- _Given information_:
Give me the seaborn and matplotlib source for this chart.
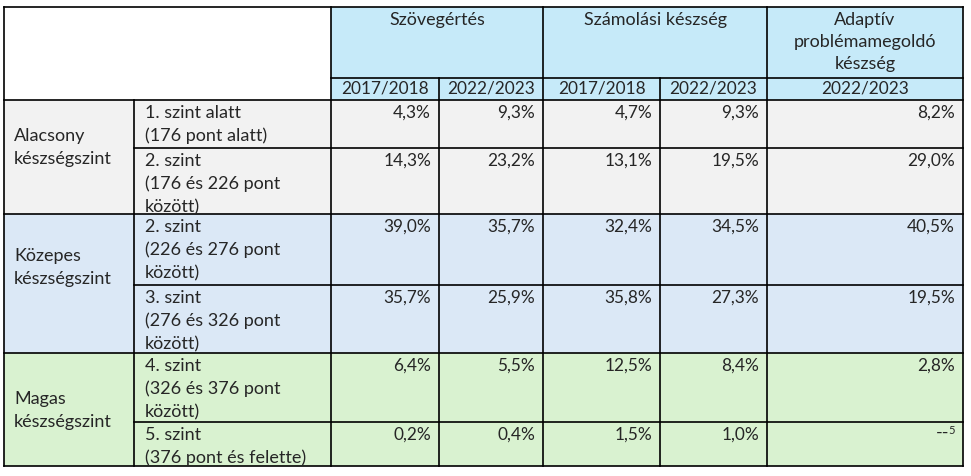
import matplotlib
matplotlib.use("Agg")
import matplotlib.pyplot as plt
import seaborn as sns
from matplotlib.patches import Rectangle

# --- data ---
skills = ["Szövegértés", "Számolási készség", "Adaptív\nproblémamegoldó\nkészség"]
years = ["2017/2018", "2022/2023", "2017/2018", "2022/2023", "2022/2023"]
groups = ["Alacsony\nkészségszint", "Közepes\nkészségszint", "Magas\nkészségszint"]
levels = [
    "1. szint alatt\n(176 pont alatt)",
    "2. szint\n(176 és 226 pont\nközött)",
    "2. szint\n(226 és 276 pont\nközött)",
    "3. szint\n(276 és 326 pont\nközött)",
    "4. szint\n(326 és 376 pont\nközött)",
    "5. szint\n(376 pont és felette)",
]
level_group = [0, 0, 1, 1, 2, 2]
szoveg_2017 = [4.3, 14.3, 39.0, 35.7, 6.4, 0.2]
szoveg_2022 = [9.3, 23.2, 35.7, 25.9, 5.5, 0.4]
szamol_2017 = [4.7, 13.1, 32.4, 35.8, 12.5, 1.5]
szamol_2022 = [9.3, 19.5, 34.5, 27.3, 8.4, 1.0]
adaptiv_2022 = [8.2, 29.0, 40.5, 19.5, 2.8, None]
missing_note = "5"

columns = [szoveg_2017, szoveg_2022, szamol_2017, szamol_2022, adaptiv_2022]

# --- layout (pixel grid) ---
W, H = 971, 476
col_edges = [4, 134, 331, 439, 543, 660, 767, 963]
head_top, head_mid, head_bot = 7, 78, 100
row_edges = [100, 148, 214, 285, 353, 422, 466]
skill_spans = [(2, 4), (4, 6), (6, 7)]
group_label_y = [136, 256, 399]
group_colors = ["#F2F2F2", "#DBE8F6", "#D9F2D0"]
header_color = "#C6EAF9"
line_step = 23
fs = 13
fs_num = 12.4

sns.set_style("white")
plt.rcParams["font.family"] = ["Lato", "DejaVu Sans"]

fig = plt.figure(figsize=(W / 100, H / 100), dpi=100)
ax = fig.add_axes([0, 0, 1, 1])
ax.set_xlim(0, W)
ax.set_ylim(H, 0)
ax.axis("off")

lw = 1.2
def hline(y, x0, x1):
    ax.plot([x0, x1], [y, y], color="black", lw=lw, solid_capstyle="projecting")
def vline(x, y0, y1):
    ax.plot([x, x], [y0, y1], color="black", lw=lw, solid_capstyle="projecting")

# header background
ax.add_patch(Rectangle((col_edges[2], head_top), col_edges[-1] - col_edges[2],
                       head_bot - head_top, color=header_color, lw=0))

# body backgrounds
for i in range(len(levels)):
    ax.add_patch(Rectangle((col_edges[0], row_edges[i]), col_edges[-1] - col_edges[0],
                           row_edges[i + 1] - row_edges[i],
                           color=group_colors[level_group[i]], lw=0))

# header text
for (a, b), name in zip(skill_spans, skills):
    xc = (col_edges[a] + col_edges[b]) / 2
    for k, line in enumerate(name.split("\n")):
        ax.text(xc, 20 + k * 22, line, ha="center", va="center", fontsize=fs)
year_cols = [2, 3, 4, 5, 6]
for c, yr in zip(year_cols, years):
    xc = (col_edges[c] + col_edges[c + 1]) / 2
    ax.text(xc, 89, yr, ha="center", va="center", fontsize=fs_num)

# group labels
for g, name in enumerate(groups):
    for k, line in enumerate(name.split("\n")):
        ax.text(col_edges[0] + 10, group_label_y[g] + k * line_step, line,
                ha="left", va="center", fontsize=fs)

# level labels and values
for i, lab in enumerate(levels):
    top = row_edges[i]
    for k, line in enumerate(lab.split("\n")):
        ax.text(col_edges[1] + 11, top + 13 + k * line_step, line,
                ha="left", va="center", fontsize=fs)
    for c, vals in zip(year_cols, columns):
        xr = col_edges[c + 1] - 8
        v = vals[i]
        if v is None:
            ax.text(xr, top + 8, missing_note, ha="right", va="center", fontsize=8)
            ax.text(xr - 6, top + 11, "--", ha="right", va="center", fontsize=fs)
        else:
            txt = f"{v:.1f}".replace(".", ",") + "%"
            ax.text(xr, top + 13, txt, ha="right", va="center", fontsize=fs_num)

# grid lines
hline(head_top, col_edges[0], col_edges[-1])
hline(head_mid, col_edges[2], col_edges[-1])
hline(head_bot, col_edges[0], col_edges[-1])
for i in range(1, len(levels)):
    if level_group[i] != level_group[i - 1]:
        hline(row_edges[i], col_edges[0], col_edges[-1])
    else:
        hline(row_edges[i], col_edges[1], col_edges[-1])
hline(row_edges[-1], col_edges[0], col_edges[-1])

for j, x in enumerate(col_edges):
    if j in (0, 2, 4, 6, 7):
        vline(x, head_top, row_edges[-1])
    elif j in (3, 5):
        vline(x, head_mid, row_edges[-1])
    else:
        vline(x, head_bot, row_edges[-1])

fig.savefig("out.png", dpi=100)
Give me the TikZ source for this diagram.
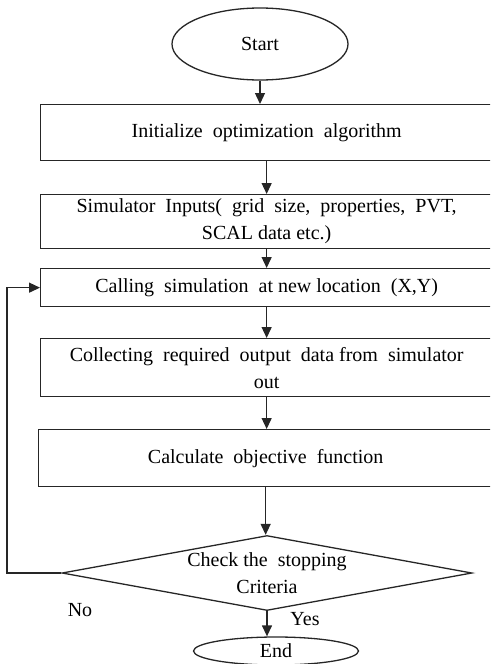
\documentclass[tikz,border=0pt]{standalone}
\usepackage{fontspec}
\setmainfont{Liberation Serif}
\usetikzlibrary{shapes.geometric,arrows.meta}

\begin{document}
\begin{tikzpicture}[x=1pt,y=-1pt,
  every node/.style={font=\fontsize{20}{27}\selectfont, text=black},
  line/.style={draw=black!85, line width=1.3pt},
  flow/.style={line, -{Triangle[length=11pt,width=10pt]}},
  stepbox/.style={line, rectangle, minimum width=452pt, inner sep=0pt, align=center, anchor=north west},
  terminal/.style={line, ellipse, inner sep=0pt},
]
\useasboundingbox (0,0) rectangle (490,664);
\clip (0,0) rectangle (490,664);

% process steps
\node[terminal, minimum width=176pt, minimum height=72pt] (start) at (260,44) {Start};
\node[stepbox, minimum height=56pt] (init) at (40,104) {Initialize~ optimization~ algorithm};
\node[stepbox, minimum height=54pt] (inputs) at (40,194) {Simulator~ Inputs(~ grid~ size,~ properties,~ PVT,\\SCAL data etc.)};
\node[stepbox, minimum height=38pt] (call) at (40,268) {Calling~ simulation~ at new location~ (X,Y)};
\node[stepbox, minimum height=58pt] (collect) at (40,338) {Collecting~ required~ output~ data from~ simulator\\out};
\node[stepbox, minimum width=454pt, minimum height=57pt] (objective) at (38,429) {Calculate~ objective~ function};
\node[line, diamond, minimum width=410pt, minimum height=75pt, inner sep=0pt,
      label={[align=center]center:Check the~ stopping\\Criteria}] (check) at (267,573) {};
\node[terminal, minimum width=165pt, minimum height=28pt] (end) at (276,651) {End};

% connectors
\draw[flow] (start.south) -- (start.south |- init.north);
\draw[flow] (init.south) -- (inputs.north);
\draw[flow] (inputs.south) -- (call.north);
\draw[flow] (call.south) -- (collect.north);
\draw[flow] (collect.south) -- (collect.south |- objective.north);
\draw[flow] (objective.south) -- (objective.south |- check.north);
\draw[flow] (check.south) -- (check.south |- end.north);
\coordinate (loop) at (7,573);
\draw[flow] (check.west) -- (loop) |- (call.west);

% branch labels
\node (no) at (80,610) {No};
\node (yes) at (305,619) {Yes};
\end{tikzpicture}
\end{document}
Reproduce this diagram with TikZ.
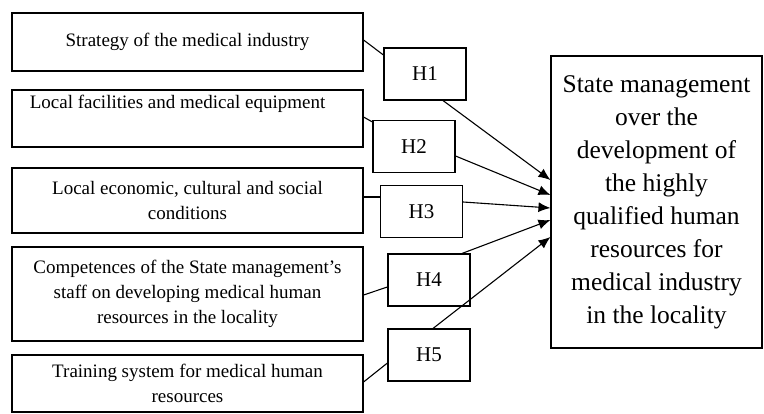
\documentclass[tikz,border=0pt]{standalone}
\usepackage{fontspec}
\setmainfont{Liberation Serif}
\usepackage{tikz}
\usetikzlibrary{calc}
\usetikzlibrary{arrows.meta}

\begin{document}
\begin{tikzpicture}[x=1pt,y=-1pt,line width=1.1pt,
        factor/.style={draw,minimum width=351pt,inner sep=0pt,align=center,
            font=\fontsize{19}{25}\selectfont},
        hyp/.style={draw,minimum width=82pt,minimum height=52pt,inner sep=0pt,
            font=\fontsize{21}{25}\selectfont},
        goal/.style={draw,minimum width=211pt,minimum height=292pt,inner sep=0pt,
            align=center,font=\fontsize{25.5}{33}\selectfont}]
            \useasboundingbox (0,0) rectangle (764,414);
            % factors on the left
            \node[factor,minimum height=58pt] (s1) at (187.5,42) {Strategy of the medical industry};
            \node[factor,minimum height=57pt] (s2) at (187.5,118.5) {Local facilities and medical equipment\hspace*{20pt}\\ \strut};
            \node[factor,minimum height=65pt] (s3) at (187.5,200.5) {Local economic, cultural and social\\conditions};
            \node[factor,minimum height=94pt] (s4) at (187.5,294) {Competences of the State management’s\\staff on developing medical human\\resources in the locality};
            \node[factor,minimum height=57pt] (s5) at (187.5,383.5) {Training system for medical human\\resources};
            % hypotheses
            \node[hyp] (h1) at (425,74) {H1};
            \node[hyp] (h2) at (414,146.5) {H2};
            \node[hyp] (h3) at (421.5,211.5) {H3};
            \node[hyp] (h4) at (429,280) {H4};
            \node[hyp] (h5) at (429,355) {H5};
            % dependent variable
            \node[goal] (goal) at (656.5,202) {State management\\over the\\development of\\the highly\\qualified human\\resources for\\medical industry\\in the locality};
            \foreach \i/\a/\b in {1/2/19,2/1.5/24.5,3/3.5/14.5,4/-1/-7,5/1.5/-8} {
                \draw ([yshift=\a pt]s\i.east) -- ([yshift=\b pt]h\i.west);
            }
            \foreach \i/\anc/\dx/\dy/\e in {1/south/18/0/22,2/east/0/-9.5/7,3/east/0/9.5/-6,4/north/33/0/-18,5/north/4/0/-35} {
                \draw[-{Latex[length=12pt,width=10pt]}] ([xshift=\dx pt,yshift=\dy pt]h\i.\anc) -- ([yshift=\e pt]goal.west);
            }
        \end{tikzpicture}
\end{document}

- _Directive_: Gather from the data above every line with the string "seaborn".

- _Exercise solution_:
Give me the seaborn and matplotlib source for this chart.
import seaborn as sns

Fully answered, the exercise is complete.